5. What is the quality or ability that college-aged journalists most lack?

Daniels: I am very disturbed that we have a generation of students who don’t watch the news. They have a TV, but don’t regularly watch the news. This is discouraging because I think they are missing out on an opportunity to grow. So, we have to re-educate them to see the benefits of not only living and playing online, but also being a student of traditional media outlets as well.

Weldon: I never think in those terms.

6. What is your greatest piece of advice for young journalists that deals with the current media climate?

Daniels: Be FLEXIBLE. The days of declaring you want to be a “broadcast journalist” and nothing else or a “magazine writer” and nothing else are over. I have spent the last nine fall semesters working with students in learning EVERYTHING else about news writing and reporters besides the printed platform. Now, I am including reporting with and for mobile. It’s ok to have an area of interest (i.e. sports reporting, entertainment reporting, political reporting). But, you have to learn how ALL of it is done.

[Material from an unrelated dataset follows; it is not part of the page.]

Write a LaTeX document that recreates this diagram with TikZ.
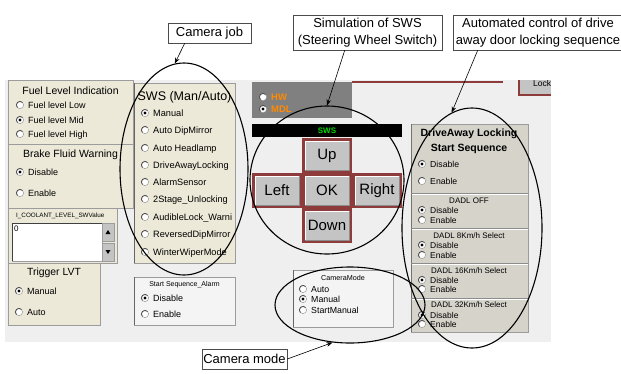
\documentclass[tikz,border=0pt]{standalone}
\usepackage{fontspec}
\setmainfont{Liberation Sans}
\usetikzlibrary{shapes.geometric,arrows.meta}
\definecolor{scrbg}{HTML}{EFEFEF}
\definecolor{panelc}{HTML}{ECE9D8}
\definecolor{dapanel}{HTML}{D6D3CB}
\definecolor{brd}{HTML}{9C9C9C}
\definecolor{maroonc}{HTML}{8E3B3B}
\definecolor{btnc}{HTML}{C4C4C4}
\definecolor{hwc}{HTML}{808080}
\definecolor{orangec}{HTML}{FF8A00}
\definecolor{swsg}{HTML}{00D800}
\definecolor{lightbox}{HTML}{F4F4F4}
% radio button: x, y, checked (1/0)
\newcommand\rbtn[3]{%
  \fill[white] (#1,#2) circle[radius=3.6pt];
  \draw[brd,line width=0.5pt] (#1,#2) circle[radius=3.6pt];
  \draw[black!70,line width=0.8pt] (#1,#2) ++(45:3.6pt) arc[start angle=45,end angle=225,radius=3.6pt];
  \ifnum#3=1 \fill[black] (#1,#2) circle[radius=1.6pt];\fi}
% radio item: name, x, y, checked, size, text
\newcommand\ritem[6]{%
  \rbtn{#2}{#3}{#4}
  \node[inner sep=0pt,anchor=base west,font=\fontsize{#5}{#5}\selectfont] (#1) at (#2+8,#3+0.36*#5) {#6};}
% title node: [opts] name, x, y, size, text
\newcommand\tnode[6][]{%
  \node[inner sep=0pt,anchor=base,font=\fontsize{#5}{#5}\selectfont,#1] (#2) at (#3,#4+0.36*#5) {#6};}
% SWS button: name, x, y, text
\newcommand\swsbtn[4]{%
  \fill[maroonc] (#2,#3) rectangle +(50,35);
  \fill[btnc] (#2+2.5,#3+2.5) rectangle +(45,30);
  \draw[white,line width=1pt] (#2+3,#3+32) -- (#2+3,#3+3) -- (#2+47,#3+3);
  \draw[black!45,line width=1pt] (#2+3,#3+32) -- (#2+47,#3+32) -- (#2+47,#3+3);
  \node[inner sep=0pt,font=\fontsize{15}{15}\selectfont] (#1) at (#2+25,#3+17.5) {#4};}
\tikzset{
  panel/.style={fill=panelc,draw=brd,line width=0.8pt},
  ell/.style={ellipse,draw=black,line width=1.1pt,inner sep=0pt},
  lbl/.style={draw=black!70,line width=0.6pt,fill=white,font=\fontsize{13}{17}\selectfont,inner sep=0pt,align=center},
  arr/.style={-{Stealth[length=6pt,width=4.5pt]},line width=0.6pt,black}
}
\begin{document}
\begin{tikzpicture}[x=1pt,y=-1pt]
\useasboundingbox (0,0) rectangle (621,373);
\fill[white] (0,0) rectangle (621,373);
\begin{scope}
\clip (5,80) rectangle (551,342);
\fill[scrbg] (5,80) rectangle (551,342);
% Lock button
\fill[btnc] (519,70) rectangle (551,95);
\draw[maroonc,line width=1.5pt] (519,70) -- (519,95) -- (551,95);
\node[inner sep=0pt,anchor=base west,font=\fontsize{8.5}{8.5}\selectfont] (lock) at (533,86.5) {Lock};
% left panels
\draw[panel] (8,80) rectangle (133,144);
\tnode{tFuel}{70.5}{91}{10.5}{Fuel Level Indication}
\ritem{rFL}{20}{105}{0}{9}{Fuel level Low}
\ritem{rFM}{20}{120}{1}{9}{Fuel level Mid}
\ritem{rFH}{20}{134}{0}{9}{Fuel level High}
\draw[panel] (8,144) rectangle (133,208);
\tnode{tBrake}{70.5}{154}{10.5}{Brake Fluid Warning}
\ritem{rBD}{20}{172}{1}{9}{Disable}
\ritem{rBE}{20}{193}{0}{9}{Enable}
\draw[panel] (8,208) rectangle (117,263);
\node[inner sep=0pt,anchor=base west,font=\fontsize{6.3}{6.3}\selectfont] (tCool) at (16,217.5) {I\_COOLANT\_LEVEL\_SWValue};
\fill[white] (12,223) rectangle (102,261);
\draw[black!75,line width=0.8pt] (12,261) -- (12,223) -- (102,223);
\draw[brd,line width=0.8pt] (102,223) -- (102,261) -- (12,261);
\node[inner sep=0pt,anchor=base west,font=\fontsize{8}{8}\selectfont] (vCool) at (14,231) {0};
\fill[btnc,draw=brd] (102,223) rectangle (114,241);
\fill[btnc,draw=brd] (102,243) rectangle (114,261);
\fill[black] (105.5,234) -- (110.5,234) -- (108,230) -- cycle;
\fill[black] (105.5,250) -- (110.5,250) -- (108,254) -- cycle;
\draw[panel] (8,263) rectangle (100,325);
\tnode{tTrig}{54}{272}{10.4}{Trigger LVT}
\ritem{rTM}{19}{291}{1}{9}{Manual}
\ritem{rTA}{19}{312}{0}{9}{Auto}
% SWS panel
\draw[panel] (134,83) rectangle (235,263);
\draw[black!60,line width=1pt] (134,83) -- (134,263);
\begin{scope}
\clip (134,83) rectangle (235,263);
\tnode{tSWS}{184.5}{96}{12.5}{SWS (Man/Auto)}
\ritem{s1}{145}{113}{1}{9.2}{Manual}
\ritem{s2}{145}{130}{0}{9.2}{Auto DipMirror}
\ritem{s3}{145}{148}{0}{9.2}{Auto Headlamp}
\ritem{s4}{145}{165}{0}{9.2}{DriveAwayLocking}
\ritem{s5}{145}{182}{0}{9.2}{AlarmSensor}
\ritem{s6}{145}{199}{0}{9.2}{2Stage\_Unlocking}
\ritem{s7}{145}{217}{0}{9.2}{AudibleLock\_Warni}
\ritem{s8}{145}{234}{0}{9.2}{ReversedDipMirror}
\ritem{s9}{145}{252}{0}{9.2}{WinterWiperMode}
\end{scope}
% Start sequence alarm
\fill[lightbox,draw=brd,line width=0.8pt] (134,277) rectangle (235,325);
\draw[black!60,line width=1pt] (134,277) -- (134,325);
\tnode{tSSA}{184.5}{284}{7}{Start Sequence\_Alarm}
\ritem{rSD}{145}{298}{1}{9}{Disable}
\ritem{rSE}{145}{314}{0}{9}{Enable}
% HW / MDL
\fill[hwc] (252,82) rectangle (352,118);
\ritem{rHW}{263}{97}{0}{9.5}{\textcolor{orangec}{\bfseries HW}}
\ritem{rMDL}{263}{109}{1}{9.5}{\textcolor{orangec}{\bfseries MDL}}
\draw[maroonc,line width=1.2pt] (352,82) -- (503,82);
% SWS bar and buttons
\fill[black] (252,124) rectangle (402,137);
\node[inner sep=0pt,font=\fontsize{8}{8}\selectfont\bfseries,text=swsg] (tSWSbar) at (327,130.5) {SWS};
\swsbtn{bUp}{302}{138}{Up}
\swsbtn{bLeft}{252}{173}{Left}
\swsbtn{bOK}{302}{173}{OK}
\swsbtn{bRight}{352}{173}{Right}
\swsbtn{bDown}{302}{208}{Down}
% Camera mode group
\fill[lightbox,draw=brd,line width=0.8pt] (293,270) rectangle (393,327);
\draw[black!60,line width=1pt] (293,270) -- (293,327);
\tnode{tCM}{343}{278}{7.2}{CameraMode}
\ritem{rCA}{303}{289}{0}{8.8}{Auto}
\ritem{rCM}{303}{299}{1}{8.8}{Manual}
\ritem{rCS}{303}{310}{0}{8.8}{StartManual}
% DriveAway panel
\fill[dapanel,draw=brd,line width=0.8pt] (411,124) rectangle (528,332);
\draw[black!55,line width=1pt] (411,124) -- (411,332);
\foreach \yy in {193,228,263,298}{
  \draw[black!45,line width=0.9pt] (411,\yy) -- (528,\yy);
  \draw[white,line width=0.7pt] (412,\yy+1.2) -- (528,\yy+1.2);}
\tnode{tDA1}{469}{133}{10.5}{\bfseries DriveAway Locking}
\tnode{tDA2}{469}{148}{10.5}{\bfseries Start Sequence}
\ritem{rDAD}{422}{164}{1}{8.7}{Disable}
\ritem{rDAE}{422}{181}{0}{8.7}{Enable}
\tnode{tD0}{469}{201}{8}{DADL OFF}
\ritem{rD0D}{422}{210}{1}{8.5}{Disable}
\ritem{rD0E}{422}{220}{0}{8.5}{Enable}
\tnode{tD8}{469}{236}{8}{DADL 8Km/h Select}
\ritem{rD8D}{422}{245}{1}{8.5}{Disable}
\ritem{rD8E}{422}{255}{0}{8.5}{Enable}
\tnode{tD16}{469}{271}{8}{DADL 16Km/h Select}
\ritem{rD16D}{422}{280}{1}{8.5}{Disable}
\ritem{rD16E}{422}{289}{0}{8.5}{Enable}
\tnode{tD32}{469}{305}{8}{DADL 32Km/h Select}
\ritem{rD32D}{422}{315}{1}{8.5}{Disable}
\ritem{rD32E}{422}{324}{0}{8.5}{Enable}
\end{scope}
% highlight ellipses
\node[ell,minimum width=128pt,minimum height=212pt] (ellJob) at (184,169) {};
\node[ell,minimum width=154pt,minimum height=148pt] (ellSim) at (327,180) {};
\node[ell,minimum width=140pt,minimum height=240pt] (ellDA) at (472,228) {};
\node[ell,minimum width=150pt,minimum height=76pt] (ellMode) at (350,305) {};
% labels
\node[lbl,minimum width=83pt,minimum height=20pt] (lblJob) at (209.5,33) {Camera job};
\node[lbl,minimum width=149pt,minimum height=35pt] (lblSim) at (367.5,32.5) {Simulation of SWS\\(Steering Wheel Switch)};
\node[lbl,minimum width=170pt,minimum height=35pt] (lblAuto) at (538,32.5) {Automated control of drive\\away door locking sequence};
\node[lbl,minimum width=85pt,minimum height=20pt] (lblMode) at (244.5,359) {Camera mode};
% connectors
\draw[arr] ([xshift=17pt]lblJob.south west) -- (ellJob.95);
\draw[arr] ([xshift=52pt]lblSim.south west) -- (ellSim.north);
\draw[arr] ([xshift=25pt]lblAuto.south west) -- (ellDA.100);
\draw[arr] (lblMode.east) -- (ellMode.245);
\end{tikzpicture}
\end{document}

Weldon: Be flexible and persistent. Learn as many storytelling skills as you can. Ask as many questions as you can. There will be an outlet for your work and there will be a place where you can practice the journalism you want to commit.

7. What is your greatest piece of advice for young journalists that is timeless?

Daniels: Good writing trumps all. As a television news producer, writing was the MOST IMPORTANT part of my job. Now as a blogger, writing is an essential part of what I do as a journalist. Writing, writing, writing — that’s THE most important skill you can have as a young journalist.

Weldon: Try. You will never know how much you can accomplish unless you take a risk. Try to capture a story in sound, images and video as well as text. Know that no one has your voice and the world needs to hear from you.